Monday, July 8, 2013

Egypt Emerging on yahoo
The revolution continues.  Egypt's democracy is emerging.  But it won't be easy. It won't be easy because the Islamists won't accept the will of the people.

Morsi could have stepped up to Mandela status and listened.  He could have included more voices in his regime. He could have vetted the new constitution with people outside of the Muslim Brotherhood.  The Muslim Brotherhood could have agreed to engage in a democratic process.  Show in practice that they know what democracy means. They could have accepted other points of view, rather than talking about democracy and acting like tyrants.  Now they are inciting violence, begging for violence, killing Christians and other minorities who disagree with them, acting more like terrorists than citizens, keeping Egypt in turmoil rather than promoting a peaceful transition that the majority wants.  Really, I don't think they care about what the majority want.

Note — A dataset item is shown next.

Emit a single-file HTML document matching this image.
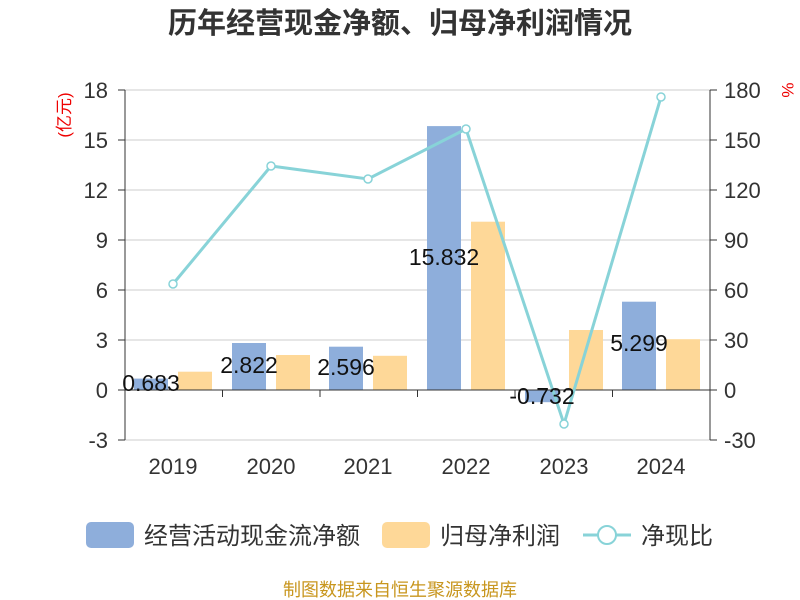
<!DOCTYPE html>
<html><head><meta charset="utf-8"><style>body{margin:0;background:#fff}svg{display:block}text{font-family:"Liberation Sans","Noto Sans CJK SC",sans-serif}</style></head><body>
<svg width="800" height="600" viewBox="0 0 800 600">
<text x="400" y="33" text-anchor="middle" font-size="29" font-weight="bold" fill="#333">历年经营现金净额、归母净利润情况</text>
<g stroke="#ccc" stroke-width="1">
<line x1="125" x2="710" y1="90" y2="90"/><line x1="125" x2="710" y1="140" y2="140"/><line x1="125" x2="710" y1="190" y2="190"/><line x1="125" x2="710" y1="240" y2="240"/><line x1="125" x2="710" y1="290" y2="290"/><line x1="125" x2="710" y1="340" y2="340"/><line x1="125" x2="710" y1="440" y2="440"/>
</g>
<g fill="#333" font-size="22" text-anchor="end">
<text x="108" y="98">18</text><text x="108" y="148">15</text><text x="108" y="198">12</text><text x="108" y="248">9</text><text x="108" y="298">6</text><text x="108" y="348">3</text><text x="108" y="398">0</text><text x="108" y="448">-3</text>
</g>
<g fill="#333" font-size="22" text-anchor="start">
<text x="724" y="98">180</text><text x="724" y="148">150</text><text x="724" y="198">120</text><text x="724" y="248">90</text><text x="724" y="298">60</text><text x="724" y="348">30</text><text x="724" y="398">0</text><text x="724" y="448">-30</text>
</g>
<text transform="translate(70,115) rotate(-90)" text-anchor="middle" font-size="17" fill="#e00">(亿元)</text>
<text transform="translate(782,90) rotate(90)" text-anchor="middle" font-size="17" fill="#e00">%</text>
<g stroke="#333" stroke-width="1">
<line x1="125" x2="125" y1="90" y2="440"/><line x1="710" x2="710" y1="90" y2="440"/>
<line x1="118" x2="125" y1="90" y2="90"/><line x1="118" x2="125" y1="140" y2="140"/><line x1="118" x2="125" y1="190" y2="190"/><line x1="118" x2="125" y1="240" y2="240"/><line x1="118" x2="125" y1="290" y2="290"/><line x1="118" x2="125" y1="340" y2="340"/><line x1="118" x2="125" y1="390" y2="390"/><line x1="118" x2="125" y1="440" y2="440"/>
<line x1="710" x2="717" y1="90" y2="90"/><line x1="710" x2="717" y1="140" y2="140"/><line x1="710" x2="717" y1="190" y2="190"/><line x1="710" x2="717" y1="240" y2="240"/><line x1="710" x2="717" y1="290" y2="290"/><line x1="710" x2="717" y1="340" y2="340"/><line x1="710" x2="717" y1="390" y2="390"/><line x1="710" x2="717" y1="440" y2="440"/>
</g>
<g fill="#8eaedb">
<rect x="134" y="378.6" width="34" height="11.4"/>
<rect x="232" y="343" width="34" height="47"/>
<rect x="329" y="346.7" width="34" height="43.3"/>
<rect x="427" y="126.1" width="34" height="263.9"/>
<rect x="525" y="390" width="34" height="12.2"/>
<rect x="622" y="301.7" width="34" height="88.3"/>
</g>
<g fill="#fed898">
<rect x="178" y="371.7" width="34" height="18.3"/>
<rect x="276" y="355" width="34" height="35"/>
<rect x="373" y="355.8" width="34" height="34.2"/>
<rect x="471" y="221.7" width="34" height="168.3"/>
<rect x="569" y="330" width="34" height="60"/>
<rect x="666" y="339.2" width="34" height="50.8"/>
</g>
<g stroke="#333" stroke-width="1">
<line x1="125" x2="710" y1="390" y2="390"/>
<line x1="222.5" x2="222.5" y1="390" y2="397"/><line x1="320" x2="320" y1="390" y2="397"/><line x1="417.5" x2="417.5" y1="390" y2="397"/><line x1="515" x2="515" y1="390" y2="397"/><line x1="612.5" x2="612.5" y1="390" y2="397"/>
</g>
<polyline points="173,284 271,166 368,179 466,129 564,424 661,97" fill="none" stroke="#88d3d8" stroke-width="3"/>
<g fill="#fff" stroke="#88d3d8" stroke-width="1.5">
<circle cx="173" cy="284" r="4"/><circle cx="271" cy="166" r="4"/><circle cx="368" cy="179" r="4"/><circle cx="466" cy="129" r="4"/><circle cx="564" cy="424" r="4"/><circle cx="661" cy="97" r="4"/>
</g>
<g fill="#111" font-size="23" text-anchor="middle">
<text x="151" y="391">0.683</text><text x="249" y="373">2.822</text><text x="346" y="375">2.596</text><text x="444" y="265">15.832</text><text x="542" y="404">-0.732</text><text x="639" y="351">5.299</text>
</g>
<g fill="#333" font-size="22" text-anchor="middle">
<text x="173" y="474">2019</text><text x="271" y="474">2020</text><text x="368" y="474">2021</text><text x="466" y="474">2022</text><text x="564" y="474">2023</text><text x="661" y="474">2024</text>
</g>
<rect x="86" y="522" width="48" height="26" rx="5" fill="#8eaedb"/>
<text x="144" y="544" font-size="24" fill="#333">经营活动现金流净额</text>
<rect x="382" y="522" width="48" height="26" rx="5" fill="#fed898"/>
<text x="440" y="544" font-size="24" fill="#333">归母净利润</text>
<line x1="583" x2="631" y1="535" y2="535" stroke="#88d3d8" stroke-width="3"/>
<circle cx="607" cy="535" r="9" fill="#fff" stroke="#88d3d8" stroke-width="2"/>
<text x="641" y="544" font-size="24" fill="#333">净现比</text>
<text x="400" y="596" text-anchor="middle" font-size="18" fill="#c8961e">制图数据来自恒生聚源数据库</text>
</svg>
</body></html>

Can the Islamists swallow their anger, get out of revenge mode, and step up, for the good of the whole. Have they ever done this?  We can acknowledge the critical role they played in ousting Mubarek from power, a grassroots uprising.  But did they have to install an Islamist Mubarek-type government after all that?  Did they have to turn the Arab Spring on its head? Couldn't they have been among the first Islamist government to stand for a real democracy, a secular state with separation of church and state, open and tolerant? That's the real Egypt and they know that.

I am hooked on what's happening in Egypt because I love the country and its people.  The Egyptian ambassador, Mohammed Tawfit, has told the true story: the ouster of Morsi was not a coup: it is a correction on Egypt's path to democracy begun in the Arab spring.

When Morsi was elected, hope ran high.  Tawfit and many like him suppored Morsi, hoping he would get a new democratic government on track. Now THAT would have been a revolution!  Instead, Morsi did the opposite.  When you refuse to open up the government to other than Islamist voices, when  you call for jihad, and start calling opponents "infidels,"  you are not running a democratic government.  You are imposing a totalitarian Islamist government on the majority of the people who hoped for better and want a democracy.

The Muslim Brotherhood is showing it's true colors by inciting violence and refusing to participate in a new process.  They are talking democracy and acting like extremist religious nuts.  That's the worst aspect of this whole thing: the Islamists can't seem to rise up to expectations for a tolerant democracy that includes many voices.

So Egypt remains in crisis.  We all hope the interim president can hurry up and offer new elections and begin again the promise of the Arab Spring. When it comes to the Middle East, I always say "hope springs eternal."